Pour cette affaire, je suis en train de faire plusieurs choses. Je prépare actuellement une requête pour saisir à nouveau l’Union interparlementaire, car mon domicile a été violé. Dans cette même affaire, je suis en train de rédiger une citation directe contre le commandant de la brigade des recherches d’Oyem, parce qu’il faisait partie du commando qui a saccagé mon domicile, il faisait partie des gens que les populations ont identifiés. Donc toutes les personnes, qui ont été physiquement été identifiées et dont je retrouverai les noms, je les emmènerais devant le tribunal correctionnel. Ce procès j’ai envie de le faire pendant les vacances.
Je prépare également une saisine du rapporteur spécial chargé des défenseurs des droits de l’homme des Nations unies, pour dénoncer le fait que la puissance publique, cinq camions de gendarmes, ont vandalisé mon domicile. Je vais saisir l’Union africaine, je suis en train de préparer ça. Je prépare également une saisine, avec les populations du canton Woleu, contre l’Etat gabonais devant le Conseil d’Etat, pour des violations et exactions qui ont été commises dans un village. Je suis donc en train de préparer tout cela. Par ailleurs, j’ai écrit au ministère de l’Intérieur, à la direction des droits de l’homme, pour leur faire part des violations dont j’ai été victime. Je ne sais pas quelle suite sera donnée à cela, mais dans tous les cas, le Gabon en tant qu’Etat, devra répondre car il doit protéger les droits de l’homme de tout le monde.
Comment l’avocate que vous être entrevoit-elle l’issue de la plainte que vous défendez aux côtés de la société civile contre la Compagnie minière de l’Ogooué (Comilog) ?
On ne peut que gagner. Les gens ne savent pas souvent de quoi ils parlent. Ma plainte contre Comilog est fondée exclusivement sur les violations massives des droits de l’homme. La gestion de cette compagnie ne m’intéresse pas. Ce qui m’intéresse et ce pourquoi j’ai été saisie, c’est que les populations de Moanda souffrent. Beaucoup d’entre elles ont été expropriées, des gens vivaient où se trouvent les mines de Comilog. Ce sont donc des gens qui ont perdu leur vie, leurs logements, leur traditions, leurs rituels, leurs habitudes de vie. Il y a l’exploitation du minerai qui a dénaturé l’environnement, c’est visible. Il y a des rapports scientifiques établis sur toutes ces violations massives, toutes ces atteintes portées aussi bien à la nature qu’aux droits humains.
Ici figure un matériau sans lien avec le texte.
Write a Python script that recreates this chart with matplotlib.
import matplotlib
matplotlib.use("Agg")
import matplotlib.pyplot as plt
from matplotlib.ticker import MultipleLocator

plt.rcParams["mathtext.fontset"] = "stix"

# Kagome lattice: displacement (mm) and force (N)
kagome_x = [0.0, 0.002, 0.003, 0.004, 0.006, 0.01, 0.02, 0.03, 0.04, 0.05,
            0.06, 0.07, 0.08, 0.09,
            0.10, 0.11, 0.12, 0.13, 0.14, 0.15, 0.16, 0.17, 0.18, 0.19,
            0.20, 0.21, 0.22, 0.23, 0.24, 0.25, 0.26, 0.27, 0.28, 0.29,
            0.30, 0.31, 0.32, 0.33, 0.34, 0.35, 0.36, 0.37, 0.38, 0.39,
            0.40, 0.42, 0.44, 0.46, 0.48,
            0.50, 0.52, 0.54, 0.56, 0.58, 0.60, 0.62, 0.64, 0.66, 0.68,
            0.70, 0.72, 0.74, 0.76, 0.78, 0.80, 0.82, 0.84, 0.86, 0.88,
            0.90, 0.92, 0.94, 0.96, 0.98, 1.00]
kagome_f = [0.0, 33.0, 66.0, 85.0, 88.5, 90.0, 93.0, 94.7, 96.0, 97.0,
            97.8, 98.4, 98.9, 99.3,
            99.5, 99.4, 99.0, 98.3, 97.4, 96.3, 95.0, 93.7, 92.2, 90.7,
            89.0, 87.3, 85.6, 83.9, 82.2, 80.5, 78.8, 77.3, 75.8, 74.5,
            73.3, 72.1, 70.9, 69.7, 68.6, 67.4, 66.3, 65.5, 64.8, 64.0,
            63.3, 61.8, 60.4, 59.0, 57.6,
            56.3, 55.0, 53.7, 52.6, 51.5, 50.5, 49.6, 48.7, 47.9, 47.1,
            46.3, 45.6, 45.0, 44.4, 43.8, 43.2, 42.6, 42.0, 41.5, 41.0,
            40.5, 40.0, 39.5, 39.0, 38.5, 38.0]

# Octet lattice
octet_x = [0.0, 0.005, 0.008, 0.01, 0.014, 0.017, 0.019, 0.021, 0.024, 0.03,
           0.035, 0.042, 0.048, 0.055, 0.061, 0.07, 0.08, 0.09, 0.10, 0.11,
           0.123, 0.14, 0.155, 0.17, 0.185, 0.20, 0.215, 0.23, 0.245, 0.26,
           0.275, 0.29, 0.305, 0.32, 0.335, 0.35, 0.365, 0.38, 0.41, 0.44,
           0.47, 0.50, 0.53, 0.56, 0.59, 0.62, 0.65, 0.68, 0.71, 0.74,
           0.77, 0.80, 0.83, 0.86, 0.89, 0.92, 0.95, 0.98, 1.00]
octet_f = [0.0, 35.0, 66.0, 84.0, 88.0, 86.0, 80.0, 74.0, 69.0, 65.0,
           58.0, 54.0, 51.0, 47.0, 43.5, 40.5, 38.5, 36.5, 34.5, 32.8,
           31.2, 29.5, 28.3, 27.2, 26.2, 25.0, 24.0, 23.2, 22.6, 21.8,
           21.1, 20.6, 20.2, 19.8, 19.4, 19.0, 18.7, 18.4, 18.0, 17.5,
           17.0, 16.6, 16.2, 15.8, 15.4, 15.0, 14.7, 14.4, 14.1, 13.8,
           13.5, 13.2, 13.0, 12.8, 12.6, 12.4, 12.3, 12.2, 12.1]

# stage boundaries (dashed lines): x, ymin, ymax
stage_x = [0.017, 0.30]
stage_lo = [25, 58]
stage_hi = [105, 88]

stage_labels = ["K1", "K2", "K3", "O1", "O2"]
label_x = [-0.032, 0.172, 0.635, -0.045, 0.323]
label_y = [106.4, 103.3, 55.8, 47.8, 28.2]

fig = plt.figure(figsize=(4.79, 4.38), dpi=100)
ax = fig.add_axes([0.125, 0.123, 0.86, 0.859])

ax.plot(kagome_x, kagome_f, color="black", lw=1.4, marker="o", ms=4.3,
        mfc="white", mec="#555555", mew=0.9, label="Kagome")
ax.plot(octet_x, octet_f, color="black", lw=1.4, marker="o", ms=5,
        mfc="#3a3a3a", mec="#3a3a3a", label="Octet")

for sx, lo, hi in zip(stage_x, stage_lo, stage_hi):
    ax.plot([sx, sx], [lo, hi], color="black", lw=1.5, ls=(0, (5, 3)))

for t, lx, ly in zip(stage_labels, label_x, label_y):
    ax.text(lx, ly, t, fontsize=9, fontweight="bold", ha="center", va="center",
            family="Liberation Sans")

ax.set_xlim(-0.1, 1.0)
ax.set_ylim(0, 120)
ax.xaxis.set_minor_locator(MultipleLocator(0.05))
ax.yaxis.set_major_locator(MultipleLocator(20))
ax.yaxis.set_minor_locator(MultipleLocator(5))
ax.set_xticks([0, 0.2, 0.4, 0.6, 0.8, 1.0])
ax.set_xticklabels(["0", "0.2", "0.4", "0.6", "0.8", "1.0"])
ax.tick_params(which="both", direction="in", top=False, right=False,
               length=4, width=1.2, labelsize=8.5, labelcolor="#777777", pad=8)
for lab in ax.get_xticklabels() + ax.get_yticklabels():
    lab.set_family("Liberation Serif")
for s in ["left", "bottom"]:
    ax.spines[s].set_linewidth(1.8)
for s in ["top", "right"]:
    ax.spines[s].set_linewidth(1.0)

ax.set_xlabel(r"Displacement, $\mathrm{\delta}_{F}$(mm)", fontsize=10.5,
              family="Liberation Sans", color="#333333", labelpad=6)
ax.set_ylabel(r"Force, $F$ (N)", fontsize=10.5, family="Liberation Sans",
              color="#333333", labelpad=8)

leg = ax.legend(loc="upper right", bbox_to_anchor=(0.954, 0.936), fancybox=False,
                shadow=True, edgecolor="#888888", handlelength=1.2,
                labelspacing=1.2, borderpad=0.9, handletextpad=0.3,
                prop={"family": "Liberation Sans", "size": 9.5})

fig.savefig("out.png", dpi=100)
Moi, c’est là-dessus que je me base. Le procès commence le 28 juin au Gabon. Si le juge gabonais dit le droit, respecte la lettre de droit, tant mieux. Mais si le juge voit les choses autrement, nous allons devant la commission africaine des droits de l’homme et des peuples ou devant le comité des Nations unies pour les droits de l’homme. Ma plainte porte donc sur les droits de l’homme, car dès que la violation de ces droits est démontrée, vous ne pouvez pas perdre un procès.
On vous a parfois vu défendre des causes parfois perdue, comme celle de « Echos du Nord » contre le Conseil national de la communication. Etes-vous un avocat engagé, à l’instar de Me Verges ?
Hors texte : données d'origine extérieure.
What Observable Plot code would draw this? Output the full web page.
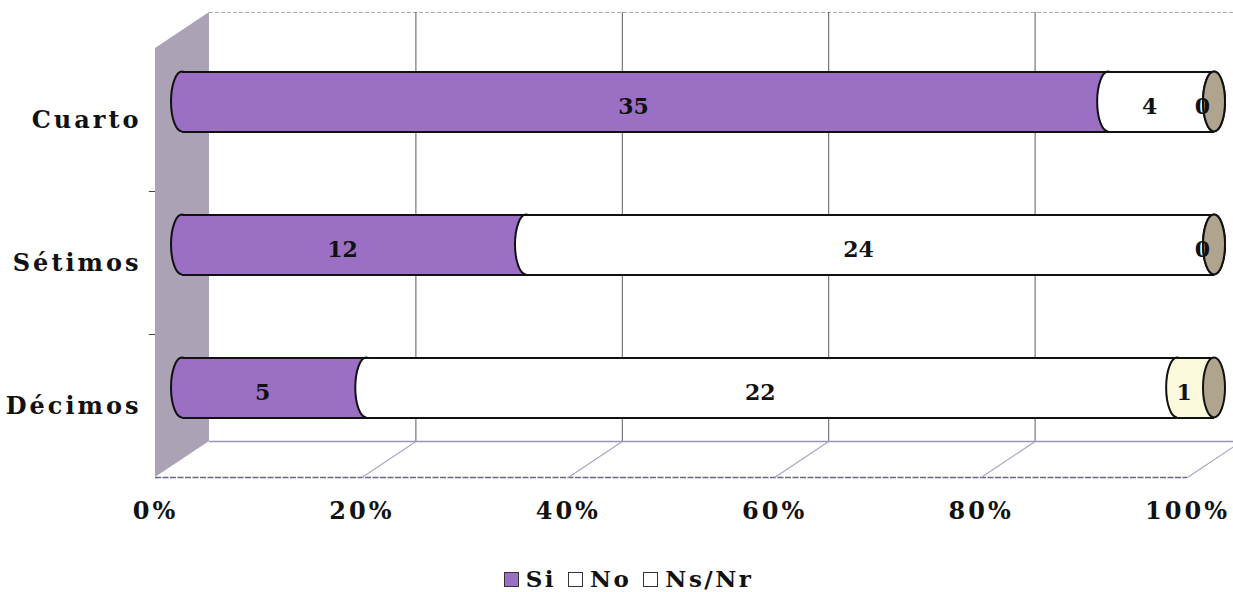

Je ne sais pas pour Me Verges, mais oui, je suis un avocat engagé. Je suis résolument engagée pour les droits de l’homme, je suis résolument engagée pour que le Gabon soit une république. Dès qu’il y a une action qui concerne les principes républicains, les valeurs de démocratie, les principes des droits de l’homme, je monte au front, c’est aussi simple que ça.
Comptez-vous briguer un nouveau mandat de député ?
Je me représente, ah ça c’est clair. Mais je ne sais pas encore si sera en indépendant ou sous la bannière d’un parti politique. Lorsque que les élections arriveront, je verrai bien ce que je ferai à ce moment-là.